Another item of federally relating polling emerges from a report by Alexandra Smith of the Sydney Morning Herald on debate within the Liberal Party over whether to challenge independent Nicolette Boele’s 26-vote win in Bradfield in court. Local branch presidents are calling on the party to put up the money, but others consider this “a risk financially and politically”. The report cites polling conducted in mid-June for Climate 200 which suggests Boele would likely win a by-election resulting from a legal challenge, with her primary vote up from 27.0% at the election to 33.2%, with Gisele Kapterian’s 37.3% comparing with an election result of 38.0%.

Morgan: 57.5-42.5 to Labor (open thread)

Roy Morgan’s third poll since the election appears to portend a return to its usual weekly schedule.

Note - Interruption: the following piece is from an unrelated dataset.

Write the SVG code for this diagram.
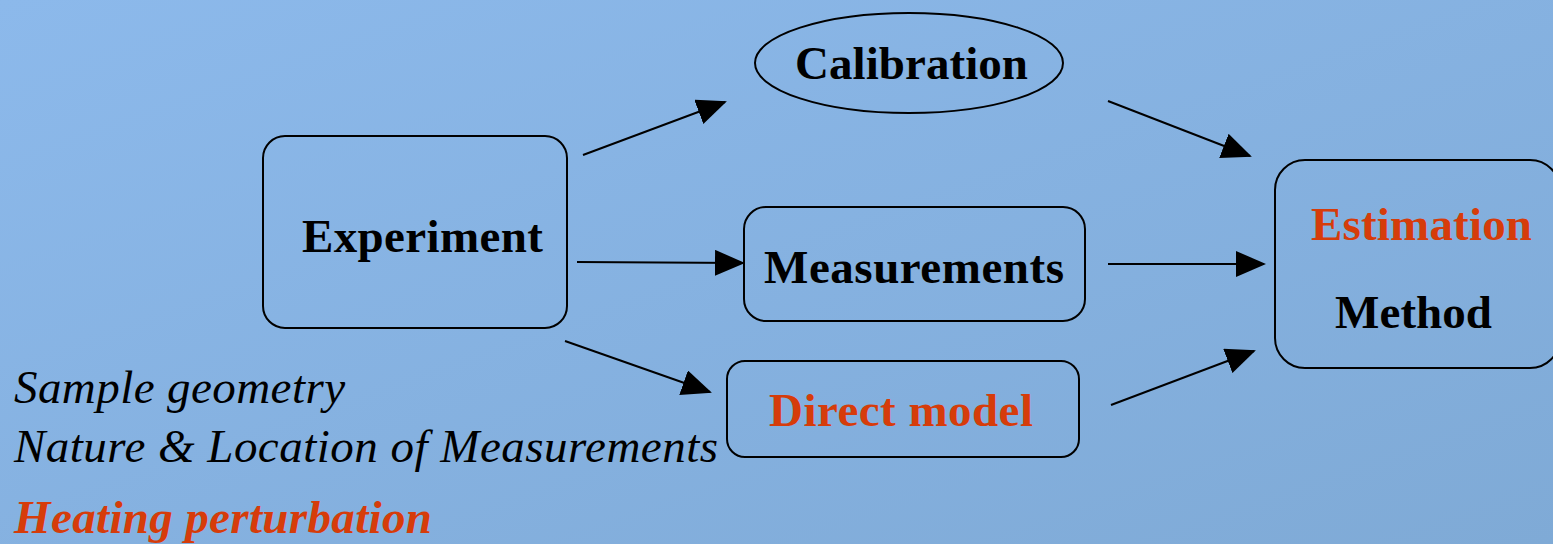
<svg xmlns="http://www.w3.org/2000/svg" width="1553" height="544" viewBox="0 0 1553 544">
  <defs>
    <linearGradient id="bg" x1="0" y1="0" x2="1" y2="1">
      <stop offset="0" stop-color="#8cb9eb"/>
      <stop offset="1" stop-color="#7faad6"/>
    </linearGradient>
    <marker id="ah" viewBox="0 0 30 26" refX="28" refY="13" markerWidth="30" markerHeight="26" markerUnits="userSpaceOnUse" orient="auto">
      <path d="M0,0 L30,13 L0,26 Z" fill="#000"/>
    </marker>
    <style>
      .box{fill:none;stroke:#000;stroke-width:2}
      .lbl{font-family:"Liberation Serif","Times New Roman",serif;font-weight:bold;font-size:47px;fill:#000}
      .it{font-family:"Liberation Serif","Times New Roman",serif;font-style:italic;font-size:47px;fill:#000}
      .red{fill:#d63c0a}
      .conn{stroke:#000;stroke-width:2;fill:none;marker-end:url(#ah)}
    </style>
  </defs>
  <rect width="1553" height="544" fill="url(#bg)"/>

  <g id="experiment">
    <rect class="box" x="263" y="136" width="304" height="192" rx="22"/>
    <text class="lbl" x="302" y="252" textLength="241">Experiment</text>
  </g>
  <g id="calibration">
    <ellipse class="box" cx="909" cy="63" rx="154" ry="50"/>
    <text class="lbl" x="795" y="79" textLength="233">Calibration</text>
  </g>
  <g id="measurements">
    <rect class="box" x="744" y="207" width="341" height="114" rx="22"/>
    <text class="lbl" x="764" y="283" textLength="300">Measurements</text>
  </g>
  <g id="direct-model">
    <rect class="box" x="727" y="361" width="352" height="96" rx="18"/>
    <text class="lbl red" x="769" y="426" textLength="264">Direct model</text>
  </g>
  <g id="estimation-method">
    <rect class="box" x="1275" y="160" width="285" height="208" rx="30"/>
    <text class="lbl red" x="1311" y="240" textLength="221">Estimation</text>
    <text class="lbl" x="1335" y="328" textLength="157">Method</text>
  </g>

  <g id="notes">
    <text class="it" x="14" y="403" textLength="331">Sample geometry</text>
    <text class="it" x="14" y="462" textLength="704">Nature &amp; Location of Measurements</text>
    <text class="it red" font-weight="bold" x="14" y="533" textLength="418">Heating perturbation</text>
  </g>

  <g id="connectors">
    <line class="conn" x1="583" y1="155" x2="725" y2="102"/>
    <line class="conn" x1="577" y1="262" x2="743" y2="263"/>
    <line class="conn" x1="565" y1="341" x2="710" y2="392"/>
    <line class="conn" x1="1108" y1="101" x2="1250" y2="156"/>
    <line class="conn" x1="1108" y1="264" x2="1264" y2="264"/>
    <line class="conn" x1="1111" y1="405" x2="1254" y2="351"/>
  </g>
</svg>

It appears Roy Morgan may have resumed its weekly federal polling schedule, offering a new poll conducted last Monday to Sunday from a sample of 1522. This is consistent with its pre-election form and in contrast with its other two polls since the election, which had longer field work periods and bigger samples. The results, however, are much the same: Labor leads 57.5-42.5 on two-party preferred (56.5-43.5 when based on preference flows at the election rather than respondent allocation), in from 58-42 in last week’s result, from primary votes of Labor 36.5% (down one), Coalition 30.5% (down half) and Greens 12% (steady), although One Nation perks up two-and-a-half points to 8.5%.